--- Start of Source data ---
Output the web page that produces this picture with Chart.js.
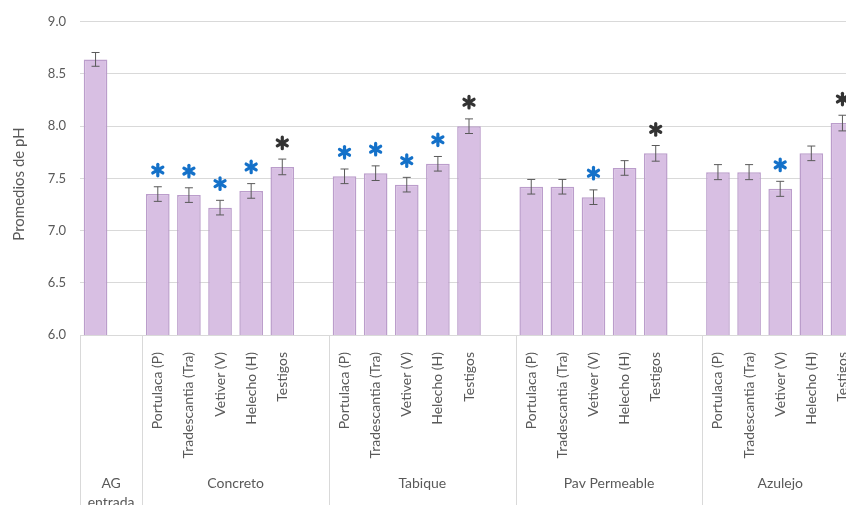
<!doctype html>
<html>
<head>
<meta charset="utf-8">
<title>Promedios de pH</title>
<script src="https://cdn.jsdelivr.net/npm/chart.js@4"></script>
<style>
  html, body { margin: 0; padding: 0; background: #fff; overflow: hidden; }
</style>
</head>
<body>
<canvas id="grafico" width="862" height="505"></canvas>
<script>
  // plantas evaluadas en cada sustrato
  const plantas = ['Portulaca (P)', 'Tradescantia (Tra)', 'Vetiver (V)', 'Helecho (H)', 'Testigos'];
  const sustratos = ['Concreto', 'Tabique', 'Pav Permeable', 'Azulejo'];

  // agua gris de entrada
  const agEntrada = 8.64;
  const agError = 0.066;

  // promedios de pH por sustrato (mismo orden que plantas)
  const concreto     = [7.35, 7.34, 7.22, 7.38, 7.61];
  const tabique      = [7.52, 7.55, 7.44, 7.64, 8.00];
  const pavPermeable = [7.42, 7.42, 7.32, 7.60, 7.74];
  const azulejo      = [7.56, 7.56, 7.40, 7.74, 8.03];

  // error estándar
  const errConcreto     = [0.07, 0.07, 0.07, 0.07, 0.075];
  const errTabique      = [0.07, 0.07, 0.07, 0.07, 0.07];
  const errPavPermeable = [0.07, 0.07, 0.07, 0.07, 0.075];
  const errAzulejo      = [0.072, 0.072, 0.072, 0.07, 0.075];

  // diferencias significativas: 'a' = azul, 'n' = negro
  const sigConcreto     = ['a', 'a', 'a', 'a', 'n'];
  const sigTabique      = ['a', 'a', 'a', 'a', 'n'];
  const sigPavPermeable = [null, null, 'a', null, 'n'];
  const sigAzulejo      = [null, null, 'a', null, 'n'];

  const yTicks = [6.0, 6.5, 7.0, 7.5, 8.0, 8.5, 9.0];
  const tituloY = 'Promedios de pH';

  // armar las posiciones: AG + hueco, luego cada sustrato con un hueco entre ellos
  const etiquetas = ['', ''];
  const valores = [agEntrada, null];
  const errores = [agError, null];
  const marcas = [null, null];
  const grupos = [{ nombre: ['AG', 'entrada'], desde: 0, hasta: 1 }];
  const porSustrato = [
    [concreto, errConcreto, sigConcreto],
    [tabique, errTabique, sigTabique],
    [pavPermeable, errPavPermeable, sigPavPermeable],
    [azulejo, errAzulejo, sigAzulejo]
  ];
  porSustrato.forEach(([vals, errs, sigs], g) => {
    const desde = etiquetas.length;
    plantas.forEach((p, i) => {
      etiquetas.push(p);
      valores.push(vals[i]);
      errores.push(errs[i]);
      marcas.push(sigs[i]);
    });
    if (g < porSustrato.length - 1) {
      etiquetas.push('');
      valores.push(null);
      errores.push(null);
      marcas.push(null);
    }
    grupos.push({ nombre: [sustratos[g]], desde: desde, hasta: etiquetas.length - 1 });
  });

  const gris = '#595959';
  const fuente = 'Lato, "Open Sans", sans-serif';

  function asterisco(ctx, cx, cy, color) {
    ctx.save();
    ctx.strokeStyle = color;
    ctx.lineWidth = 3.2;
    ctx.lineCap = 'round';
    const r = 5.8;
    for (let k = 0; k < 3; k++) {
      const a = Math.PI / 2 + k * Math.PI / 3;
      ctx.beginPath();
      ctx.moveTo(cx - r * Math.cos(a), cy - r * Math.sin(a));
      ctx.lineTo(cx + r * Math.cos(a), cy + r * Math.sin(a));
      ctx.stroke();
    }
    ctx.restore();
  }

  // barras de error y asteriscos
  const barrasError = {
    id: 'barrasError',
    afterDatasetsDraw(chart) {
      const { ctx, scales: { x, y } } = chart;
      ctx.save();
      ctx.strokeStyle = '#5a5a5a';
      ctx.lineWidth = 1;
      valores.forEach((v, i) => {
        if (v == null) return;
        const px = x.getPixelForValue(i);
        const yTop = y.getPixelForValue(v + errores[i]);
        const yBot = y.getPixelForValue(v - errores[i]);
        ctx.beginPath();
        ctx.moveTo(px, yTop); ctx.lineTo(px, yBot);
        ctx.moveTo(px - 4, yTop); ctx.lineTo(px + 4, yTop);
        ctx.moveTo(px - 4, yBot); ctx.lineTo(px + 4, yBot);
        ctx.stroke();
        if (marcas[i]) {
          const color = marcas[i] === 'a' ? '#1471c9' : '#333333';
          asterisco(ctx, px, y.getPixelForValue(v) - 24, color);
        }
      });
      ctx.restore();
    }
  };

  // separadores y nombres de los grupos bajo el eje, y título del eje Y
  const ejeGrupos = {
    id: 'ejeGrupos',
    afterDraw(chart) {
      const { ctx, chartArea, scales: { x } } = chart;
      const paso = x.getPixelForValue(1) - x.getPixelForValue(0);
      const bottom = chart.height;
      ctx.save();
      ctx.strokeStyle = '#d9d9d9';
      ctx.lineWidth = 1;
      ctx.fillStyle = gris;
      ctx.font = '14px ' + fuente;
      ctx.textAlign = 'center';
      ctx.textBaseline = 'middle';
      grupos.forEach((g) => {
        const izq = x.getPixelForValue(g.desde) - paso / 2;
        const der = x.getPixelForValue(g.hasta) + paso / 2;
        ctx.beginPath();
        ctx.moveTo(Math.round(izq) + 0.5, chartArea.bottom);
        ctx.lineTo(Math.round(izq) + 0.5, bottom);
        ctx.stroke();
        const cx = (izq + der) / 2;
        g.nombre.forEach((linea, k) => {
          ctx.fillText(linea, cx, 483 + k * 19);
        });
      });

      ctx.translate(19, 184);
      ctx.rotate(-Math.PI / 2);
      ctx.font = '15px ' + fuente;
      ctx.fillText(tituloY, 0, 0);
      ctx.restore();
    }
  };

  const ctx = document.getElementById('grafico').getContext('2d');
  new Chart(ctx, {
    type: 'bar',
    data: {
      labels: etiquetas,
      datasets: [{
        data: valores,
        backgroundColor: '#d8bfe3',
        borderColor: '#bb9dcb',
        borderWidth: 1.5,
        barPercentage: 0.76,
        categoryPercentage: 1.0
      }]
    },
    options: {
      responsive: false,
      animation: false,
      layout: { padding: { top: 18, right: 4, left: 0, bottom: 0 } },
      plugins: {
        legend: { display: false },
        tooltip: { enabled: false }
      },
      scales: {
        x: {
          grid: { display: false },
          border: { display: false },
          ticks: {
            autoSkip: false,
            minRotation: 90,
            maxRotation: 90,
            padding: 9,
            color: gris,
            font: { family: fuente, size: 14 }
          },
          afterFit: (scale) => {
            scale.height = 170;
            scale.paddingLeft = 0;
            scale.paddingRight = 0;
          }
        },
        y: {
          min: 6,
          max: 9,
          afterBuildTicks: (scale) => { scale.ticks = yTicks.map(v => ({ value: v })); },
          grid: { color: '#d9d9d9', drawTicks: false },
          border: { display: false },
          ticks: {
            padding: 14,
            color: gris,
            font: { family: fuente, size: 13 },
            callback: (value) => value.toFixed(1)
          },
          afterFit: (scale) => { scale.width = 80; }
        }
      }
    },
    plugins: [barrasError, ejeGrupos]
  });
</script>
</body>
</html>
--- End of Source data ---
Quote, exactly and only, the lines from the first line of the data above through the line containing "7.40, 7.74, 8.03];". The pictures do not belong in it.

Output the web page that produces this picture with Chart.js.
<!doctype html>
<html>
<head>
<meta charset="utf-8">
<title>Promedios de pH</title>
<script src="https://cdn.jsdelivr.net/npm/chart.js@4"></script>
<style>
  html, body { margin: 0; padding: 0; background: #fff; overflow: hidden; }
</style>
</head>
<body>
<canvas id="grafico" width="862" height="505"></canvas>
<script>
  // plantas evaluadas en cada sustrato
  const plantas = ['Portulaca (P)', 'Tradescantia (Tra)', 'Vetiver (V)', 'Helecho (H)', 'Testigos'];
  const sustratos = ['Concreto', 'Tabique', 'Pav Permeable', 'Azulejo'];

  // agua gris de entrada
  const agEntrada = 8.64;
  const agError = 0.066;

  // promedios de pH por sustrato (mismo orden que plantas)
  const concreto     = [7.35, 7.34, 7.22, 7.38, 7.61];
  const tabique      = [7.52, 7.55, 7.44, 7.64, 8.00];
  const pavPermeable = [7.42, 7.42, 7.32, 7.60, 7.74];
  const azulejo      = [7.56, 7.56, 7.40, 7.74, 8.03];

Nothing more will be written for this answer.